Nathaniel Hawthorne Biography
Nathaniel Hawthorne decided to become a writer after graduating from college, but he had to take a number of “regular” jobs during his lifetime to make ends meet. He feared his time in the labor force might compromise his writing ability, but in fact, toil seems to have stimulated his authorship. His work environment during a stint as measurer in the Boston Customhouse is described in the preface to The Scarlet Letter, and his time spent working on an experimental farm resulted in the novel The Blithedale Romance. Despite years laboring at jobs other than those that involved his pen, Hawthorne managed to marry, raise three children, and, most important to the literary world, create a treasury of novels, histories, and story collections before he died at age sixty.
Facts and Trivia
- Hawthorne’s great-grandfather was a magistrate during the 1692 Salem witch trials; he was instrumental in decrying the guilt of a number of victims.
- Among Hawthorne’s many illustrious classmates at Bowdoin College were the poet Henry Wadsworth Longfellow and future president Franklin Pierce.
- The author’s last name was originally spelled “Hathorne.” He changed it after graduating from college so that the spelling would more closely match the pronunciation.

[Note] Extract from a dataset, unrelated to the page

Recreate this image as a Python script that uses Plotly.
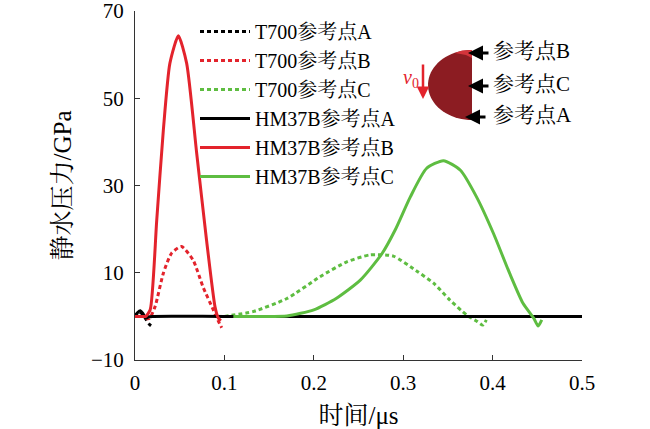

- Hawthorne was friends with a number of Transcendentalists, including Emerson and Thoreau, though he never fully embraced their views. But that didn’t create any bad blood. Emerson was a pallbearer at Hawthorne’s funeral.
- Herman Melville dedicated his great novel Moby-Dick to Hawthorne, his good friend.
Last Updated on May 5, 2015, by eNotes Editorial. Word Count: 1902
Article abstract: With a series of short stories and novels which bring to life New England’s Puritan past, Hawthorne achieved one of the most distinguished literary careers of the nineteenth century.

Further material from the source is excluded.